Mengapa orang Indonesia tak malu nihil
nasionalisme, malah memelihara servilisme sebagai hamba inlander, istilah Daoed Joesoef (Kompas, 20/11/2011) ”tidak menjadi
master of our own destiny”.
Tanpa nasionalisme, ekonom hanya akan bicara
pertumbuhan ekonomi dan stabilitas makroekonomi, tanpa peduli siapa yang
menikmati pertumbuhan. Ekonom macam ini pasti juga tidak peduli akan
ketimpangan antara GNP (yang citizen-based)

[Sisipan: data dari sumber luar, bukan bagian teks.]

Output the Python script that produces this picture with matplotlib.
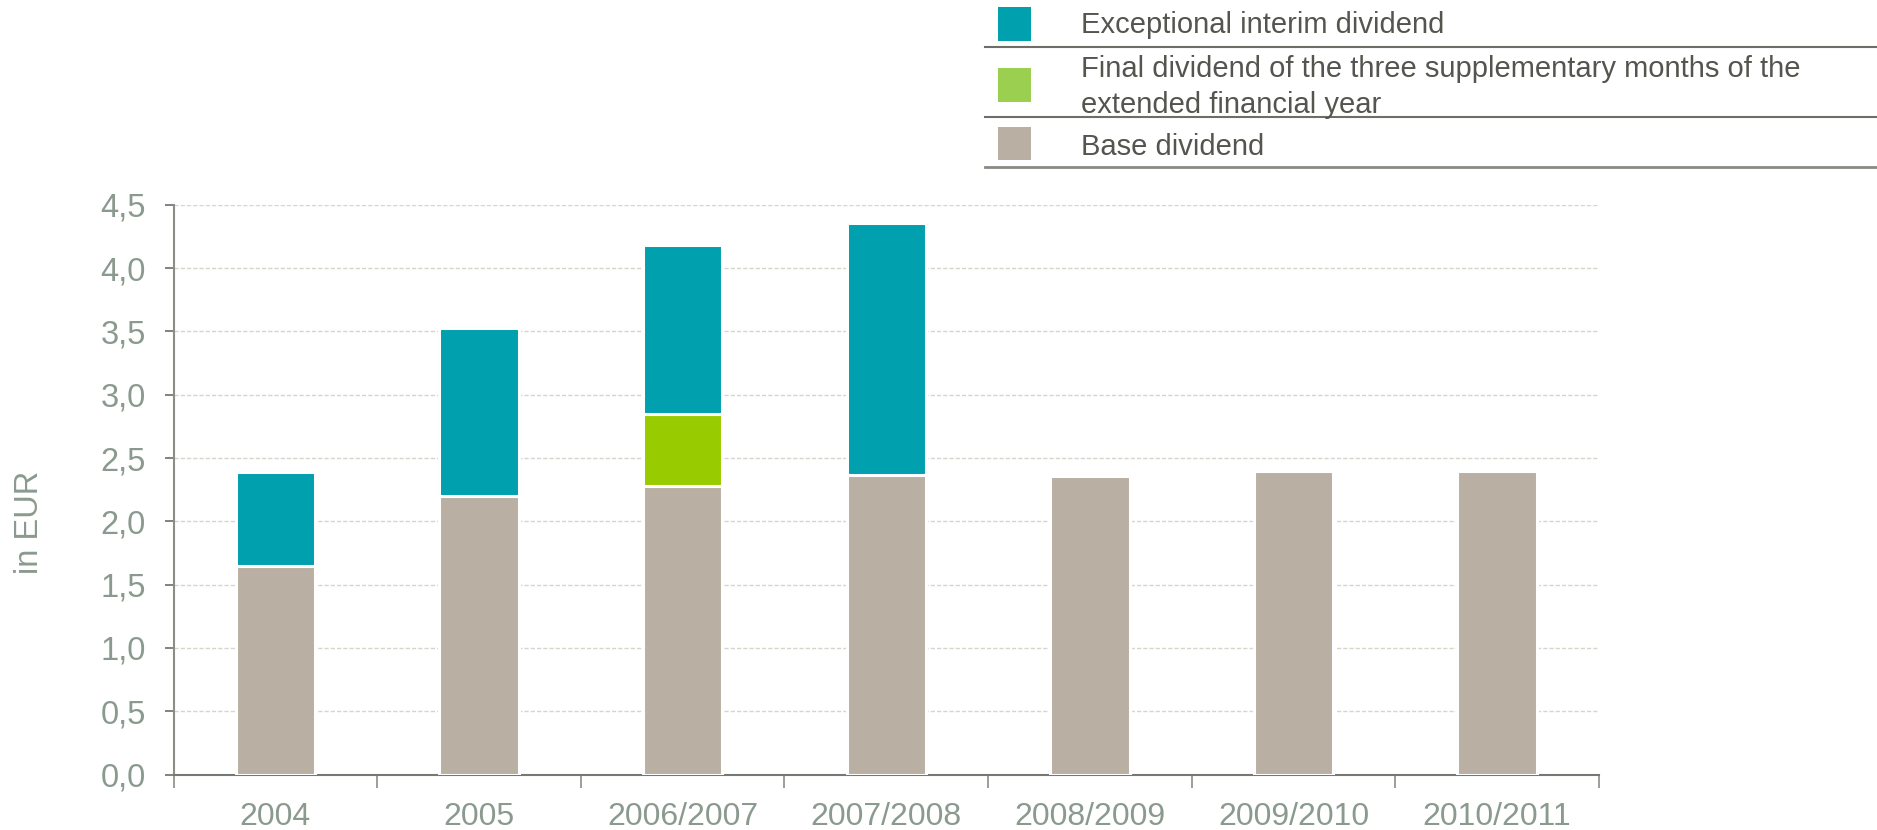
import matplotlib
matplotlib.use("Agg")
import matplotlib.pyplot as plt
from matplotlib.patches import Rectangle
from matplotlib.lines import Line2D
from matplotlib.ticker import FuncFormatter, MultipleLocator, FixedLocator
import numpy as np

plt.rcParams['font.family'] = ['Liberation Sans', 'DejaVu Sans']

categories = ["2004", "2005", "2006/2007", "2007/2008", "2008/2009", "2009/2010", "2010/2011"]
base_dividend = [1.65, 2.20, 2.28, 2.37, 2.36, 2.40, 2.40]
final_dividend = [0.0, 0.0, 0.57, 0.0, 0.0, 0.0, 0.0]
exceptional_dividend = [0.74, 1.33, 1.33, 1.99, 0.0, 0.0, 0.0]

legend_labels = ["Exceptional interim dividend",
                 "Final dividend of the three supplementary months of the\nextended financial year",
                 "Base dividend"]

C_TEAL = '#00A0AE'
C_GREEN = '#99CC00'
C_GREEN_LEG = '#9BCF4F'
C_BASE = '#BAAFA3'
C_TICK = '#8A9A8E'
C_LEGTXT = '#55554F'
C_AXIS = '#8C8C88'

W, H = 1877, 830
fig = plt.figure(figsize=(W / 100, H / 100), dpi=100)

def fx(x):
    return x / W

def fy(y):
    return 1 - y / H

left, right, top, bottom = 173.6, 1599.0, 204.8, 774.6
ax = fig.add_axes([fx(left), fy(bottom), fx(right) - fx(left), (bottom - top) / H])

x = np.arange(len(categories))
base = np.array(base_dividend)
fin = np.array(final_dividend)
exc = np.array(exceptional_dividend)

bw = 0.39
ew = 2.2
ax.bar(x, base, width=bw, color=C_BASE, edgecolor='white', linewidth=ew, zorder=3)
mask_f = fin > 0
ax.bar(x[mask_f], fin[mask_f], bottom=base[mask_f], width=bw, color=C_GREEN,
       edgecolor='white', linewidth=ew, zorder=3)
mask_e = exc > 0
ax.bar(x[mask_e], exc[mask_e], bottom=(base + fin)[mask_e], width=bw, color=C_TEAL,
       edgecolor='white', linewidth=ew, zorder=3)

ax.set_xlim(-0.5, len(categories) - 0.5)
ax.set_ylim(0, 4.5)

ax.yaxis.set_major_locator(MultipleLocator(0.5))
ax.yaxis.set_major_formatter(FuncFormatter(lambda v, p: f"{v:.1f}".replace('.', ',')))
ax.tick_params(axis='y', direction='out', length=6.5, width=1.2, color='#6E6E68',
               labelsize=23.5, labelcolor=C_TICK, pad=13.5)

ax.xaxis.set_major_locator(FixedLocator(np.arange(-0.5, len(categories), 1.0)))
ax.xaxis.set_major_formatter(FuncFormatter(lambda v, p: ""))
ax.xaxis.set_minor_locator(FixedLocator(x))
ax.set_xticklabels(categories, minor=True)
ax.tick_params(axis='x', which='major', direction='out', length=9, width=1.2, color='#8C8C88')
ax.tick_params(axis='x', which='minor', length=0, labelsize=23, labelcolor=C_TICK, pad=19.5)

ax.set_axisbelow(True)
ax.yaxis.grid(True, color='#D8D3CB', linewidth=1.0, linestyle=(0, (3, 1.5)), zorder=0)
for s in ['top', 'right']:
    ax.spines[s].set_visible(False)
ax.spines['left'].set_color(C_AXIS)
ax.spines['left'].set_linewidth(1.5)
ax.spines['bottom'].set_color('#777773')
ax.spines['bottom'].set_linewidth(1.5)

fig.text(fx(30), fy(522), "in EUR", rotation=90, ha='center', va='center',
         fontsize=23.5, color=C_TICK)

# Legend (drawn manually to match the reference table-like layout)
leg_colors = [C_TEAL, C_GREEN_LEG, C_BASE]
sq_rows = [(7, 41), (68, 102), (127, 160)]
txt_y = [25, 87, 147]
sep_y = [47, 117, 167]
for c, (y0, y1) in zip(leg_colors, sq_rows):
    fig.patches.append(Rectangle((fx(998), fy(y1)), fx(1031) - fx(998), (y1 - y0) / H,
                                 transform=fig.transFigure, facecolor=c, edgecolor='none'))
for lab, ty in zip(legend_labels, txt_y):
    fig.text(fx(1081), fy(ty), lab, ha='left', va='center', fontsize=21,
             color=C_LEGTXT, linespacing=1.38)
for i, sy in enumerate(sep_y):
    fig.lines.append(Line2D([fx(985), 1.0], [fy(sy), fy(sy)], transform=fig.transFigure,
                            color='#6E6E68' if i < 2 else '#8A8A84', linewidth=1.5 if i < 2 else 2.0))

fig.savefig("out.png", dpi=100)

dan GDP (yang territorial-based),
lalu lalai membedakan antara ”pembangunan Indonesia” dan sekadar ”pembangunan
di Indonesia”. Tidak peduli pula bahwa pembangunan modern menggusur orang
miskin bukan menggusur kemiskinan, bahwa waralaba-waralaba asing membelokkan
dan menyedot daya-beli rakyat ke makanan asing, dana untuk jajanan pasar dan
kuliner lokal-tradisional dirampok.
Pemiskinan Rakyat
Mengapa Bandara Soekarno-Hatta tidak
menampilkan keberadaan dan kemegahan Indonesia, mengubur Indonesia’s presence? Di bandara dengan nama besar ini hanya
sedikit restoran asli Indonesia, lainnya resto dan toko serba asing, bagian
dari proses pemiskinan rakyat.
Mengapa ekonom kita tidak malu pertambangan
tembaga, emas, tambang-tambang lain, aset perbankan, pasar modal,
telekomunikasi, bahkan Aqua dan perkebunan sawit dikuasai asing?
Orang Barat mengatakan, bangsa kita adalah het sachtste volk ter aarde, een koelie
onder de volkeren—bangsa terlembek di bumi, kulinya bangsa-bangsa lain.
Barangkali sebagaimana dikutip Kwik Kian Gie, tahun 1928 Bung Hatta mengatakan
di depan Pengadilan Den Haag, ”Lebih baik
Indonesia tenggelam ke dasar laut daripada jadi embel-embel bangsa lain.”
Begitulah maka pembangunan
nasional adalah pembangunan budaya, mencerdaskan kehidupan adalah konsepsi
budaya, bukan konsepsi genetika, yang bukan sekadar mencerdaskan otak. Kita
lupa membudayakan nasionalisme, gagal membudayakan pengutamaan kepentingan
nasional, tanpa mengabaikan tanggung jawab global sebagai bangsa beradab.